Sur sa chaise, Julia Chanourdie sent soudain la tension monter d’un cran avec l’arrivée de la dernière concurrente sur le mur de difficulté. La délivrance est proche. Cette journée de qualifications a été particulièrement longue et stressante. Les attentes en isolement et entre chaque discipline sont toujours complexes à gérer, mais aujourd’hui tout est décuplé compte tenu de l’enjeu olympique. Tout au long de la journée, la compétitrice a été assaillie par toutes sortes d’émotions positives comme négatives, de vraies montagnes russes émotionnelles : « J’ai la sensation d’avoir été soumise à une rude épreuve psychologique entre chaque tour. J’ai tendance à beaucoup cogiter, c’est un aspect compliqué à gérer en compétition. Pourtant, cette année, j’ai beaucoup travaillé cet aspect mental avec un thérapeute.
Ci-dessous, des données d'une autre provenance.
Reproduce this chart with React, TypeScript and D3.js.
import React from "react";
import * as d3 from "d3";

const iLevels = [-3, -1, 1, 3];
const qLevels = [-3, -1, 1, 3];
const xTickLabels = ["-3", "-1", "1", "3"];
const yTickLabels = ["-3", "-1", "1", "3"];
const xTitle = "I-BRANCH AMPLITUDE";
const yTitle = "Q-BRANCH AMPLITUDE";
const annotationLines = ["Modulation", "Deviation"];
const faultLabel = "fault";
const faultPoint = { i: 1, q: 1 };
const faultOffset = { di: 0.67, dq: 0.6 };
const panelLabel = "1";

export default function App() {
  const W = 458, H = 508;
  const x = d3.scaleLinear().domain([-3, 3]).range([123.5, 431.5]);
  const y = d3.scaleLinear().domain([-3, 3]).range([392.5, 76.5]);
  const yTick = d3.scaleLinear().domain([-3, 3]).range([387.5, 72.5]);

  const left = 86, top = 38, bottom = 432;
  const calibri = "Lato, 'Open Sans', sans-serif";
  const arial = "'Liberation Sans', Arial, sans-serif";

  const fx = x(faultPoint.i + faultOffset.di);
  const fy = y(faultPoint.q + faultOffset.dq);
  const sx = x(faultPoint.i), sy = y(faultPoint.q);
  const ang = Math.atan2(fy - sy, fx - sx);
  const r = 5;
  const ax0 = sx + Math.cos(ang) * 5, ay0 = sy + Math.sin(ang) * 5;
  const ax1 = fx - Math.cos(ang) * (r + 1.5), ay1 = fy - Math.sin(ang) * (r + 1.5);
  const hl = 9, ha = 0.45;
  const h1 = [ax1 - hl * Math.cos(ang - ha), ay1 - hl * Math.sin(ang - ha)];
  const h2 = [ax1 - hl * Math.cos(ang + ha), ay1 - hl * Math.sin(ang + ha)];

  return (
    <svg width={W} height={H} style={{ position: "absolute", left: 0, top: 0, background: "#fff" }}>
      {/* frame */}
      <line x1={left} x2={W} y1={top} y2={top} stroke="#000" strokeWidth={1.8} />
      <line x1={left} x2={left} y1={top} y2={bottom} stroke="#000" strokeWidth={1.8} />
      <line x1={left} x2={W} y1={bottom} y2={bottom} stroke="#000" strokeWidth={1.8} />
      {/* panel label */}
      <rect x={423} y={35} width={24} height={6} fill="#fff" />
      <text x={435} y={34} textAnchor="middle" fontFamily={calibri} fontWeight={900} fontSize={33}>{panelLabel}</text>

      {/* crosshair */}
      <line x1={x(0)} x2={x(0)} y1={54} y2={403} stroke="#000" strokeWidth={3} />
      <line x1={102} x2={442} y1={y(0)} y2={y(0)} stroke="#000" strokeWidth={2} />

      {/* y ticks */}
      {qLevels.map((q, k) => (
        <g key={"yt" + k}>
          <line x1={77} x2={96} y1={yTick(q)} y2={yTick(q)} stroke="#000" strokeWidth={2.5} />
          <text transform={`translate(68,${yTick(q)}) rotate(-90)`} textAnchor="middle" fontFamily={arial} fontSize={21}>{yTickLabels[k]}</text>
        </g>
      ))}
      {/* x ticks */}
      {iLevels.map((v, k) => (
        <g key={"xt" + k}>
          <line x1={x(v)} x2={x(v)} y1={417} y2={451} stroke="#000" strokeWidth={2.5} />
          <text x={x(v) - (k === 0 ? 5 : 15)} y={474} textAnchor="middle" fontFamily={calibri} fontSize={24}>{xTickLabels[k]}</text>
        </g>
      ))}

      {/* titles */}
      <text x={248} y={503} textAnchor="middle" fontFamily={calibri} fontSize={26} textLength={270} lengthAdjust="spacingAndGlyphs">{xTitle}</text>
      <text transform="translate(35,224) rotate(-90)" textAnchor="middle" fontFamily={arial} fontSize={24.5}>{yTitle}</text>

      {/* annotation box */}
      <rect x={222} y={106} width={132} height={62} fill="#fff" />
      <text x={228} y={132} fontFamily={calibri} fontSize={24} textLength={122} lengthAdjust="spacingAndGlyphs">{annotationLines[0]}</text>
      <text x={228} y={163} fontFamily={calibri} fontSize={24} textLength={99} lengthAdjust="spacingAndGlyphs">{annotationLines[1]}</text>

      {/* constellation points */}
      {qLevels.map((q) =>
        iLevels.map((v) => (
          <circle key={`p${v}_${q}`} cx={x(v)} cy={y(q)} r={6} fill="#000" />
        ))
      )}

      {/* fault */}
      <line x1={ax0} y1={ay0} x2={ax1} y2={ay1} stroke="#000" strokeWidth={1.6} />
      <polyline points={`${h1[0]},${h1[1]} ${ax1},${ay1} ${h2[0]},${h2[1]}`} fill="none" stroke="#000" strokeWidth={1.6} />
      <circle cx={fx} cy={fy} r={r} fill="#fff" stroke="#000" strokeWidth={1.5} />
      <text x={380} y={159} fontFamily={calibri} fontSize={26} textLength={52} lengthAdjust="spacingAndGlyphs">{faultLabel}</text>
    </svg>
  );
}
C’est grâce à ce travail qu’aujourd’hui j’arrive à me dire que « je veux gagner ! ». Cette phrase là que j’ai souvent eu du mal à me dire, comme si je n’osais pas, ou que je n’en étais pas vraiment capable. »
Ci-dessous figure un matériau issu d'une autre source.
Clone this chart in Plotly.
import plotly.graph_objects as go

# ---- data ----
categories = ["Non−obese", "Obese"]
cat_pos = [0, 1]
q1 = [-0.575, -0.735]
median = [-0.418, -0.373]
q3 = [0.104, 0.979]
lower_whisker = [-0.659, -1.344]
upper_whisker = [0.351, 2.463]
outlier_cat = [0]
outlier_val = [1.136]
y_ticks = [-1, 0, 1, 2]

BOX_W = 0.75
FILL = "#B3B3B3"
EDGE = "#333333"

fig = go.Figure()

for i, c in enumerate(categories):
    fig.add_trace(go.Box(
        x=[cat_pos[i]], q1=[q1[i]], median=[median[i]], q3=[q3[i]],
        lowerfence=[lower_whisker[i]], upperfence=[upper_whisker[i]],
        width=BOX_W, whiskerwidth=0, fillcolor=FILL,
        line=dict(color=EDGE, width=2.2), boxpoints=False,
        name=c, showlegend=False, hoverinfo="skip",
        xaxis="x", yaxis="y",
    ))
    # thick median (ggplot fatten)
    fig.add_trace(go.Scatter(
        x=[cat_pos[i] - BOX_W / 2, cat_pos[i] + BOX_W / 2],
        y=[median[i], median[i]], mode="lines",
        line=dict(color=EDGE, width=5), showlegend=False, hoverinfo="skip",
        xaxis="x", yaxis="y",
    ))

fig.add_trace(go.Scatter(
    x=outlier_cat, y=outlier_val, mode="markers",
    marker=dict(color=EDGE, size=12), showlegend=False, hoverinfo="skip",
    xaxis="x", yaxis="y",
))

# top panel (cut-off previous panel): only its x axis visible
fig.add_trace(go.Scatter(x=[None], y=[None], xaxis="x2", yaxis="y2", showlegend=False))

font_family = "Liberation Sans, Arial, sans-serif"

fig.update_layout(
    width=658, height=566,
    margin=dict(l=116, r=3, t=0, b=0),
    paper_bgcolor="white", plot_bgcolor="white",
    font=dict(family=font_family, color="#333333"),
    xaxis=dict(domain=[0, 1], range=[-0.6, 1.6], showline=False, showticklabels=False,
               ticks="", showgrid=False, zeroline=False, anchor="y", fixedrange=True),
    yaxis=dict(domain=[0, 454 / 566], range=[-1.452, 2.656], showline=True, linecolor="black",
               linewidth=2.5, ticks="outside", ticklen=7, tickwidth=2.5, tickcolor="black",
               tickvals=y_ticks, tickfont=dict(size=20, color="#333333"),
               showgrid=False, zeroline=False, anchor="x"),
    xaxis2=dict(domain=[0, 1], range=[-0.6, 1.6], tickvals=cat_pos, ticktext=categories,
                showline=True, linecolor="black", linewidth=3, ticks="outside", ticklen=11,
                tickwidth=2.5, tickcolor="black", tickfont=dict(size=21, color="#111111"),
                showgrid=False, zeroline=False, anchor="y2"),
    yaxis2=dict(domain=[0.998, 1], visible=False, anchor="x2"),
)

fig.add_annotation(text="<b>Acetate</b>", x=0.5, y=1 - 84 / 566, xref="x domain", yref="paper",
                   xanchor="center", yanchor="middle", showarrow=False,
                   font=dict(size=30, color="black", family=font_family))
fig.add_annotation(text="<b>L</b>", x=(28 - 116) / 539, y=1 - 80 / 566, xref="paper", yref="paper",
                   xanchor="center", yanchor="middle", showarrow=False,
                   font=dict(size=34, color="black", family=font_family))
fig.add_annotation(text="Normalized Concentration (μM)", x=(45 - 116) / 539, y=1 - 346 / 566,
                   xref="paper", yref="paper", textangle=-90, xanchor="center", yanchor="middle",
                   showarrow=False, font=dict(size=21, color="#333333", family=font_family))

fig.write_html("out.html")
Et le classement tombe, Julia passe en finale : « La finale, ça voulait surtout dire que j’étais qualifiée aux Jeux olympiques. C’était comme un énorme poids qui retombait de mes épaules, un incroyable soulagement. »
Deux jours après, en finale, Julia est libérée. L’enjeu de la qualification passé, elle n’a rien à perdre. « J’ai pris cette finale, comme un bonus. Je me suis efforcée de me mettre dans un état d’esprit idéal, celui dans lequel j’aimerais être quand je serai aux JO, c’est-à-dire grimper comme je rêverais de grimper tout le temps : me battre jusqu’au bout, sans barrière, avec le sourire, tout en étant une vraie guerrière. » Julia Chanourdie signe alors son meilleur temps sur le mur de vitesse, enchaîne par un très bon circuit de bloc pour finir avec un magnifique combat dans la voie de difficulté et décrocher la deuxième place de la compétition.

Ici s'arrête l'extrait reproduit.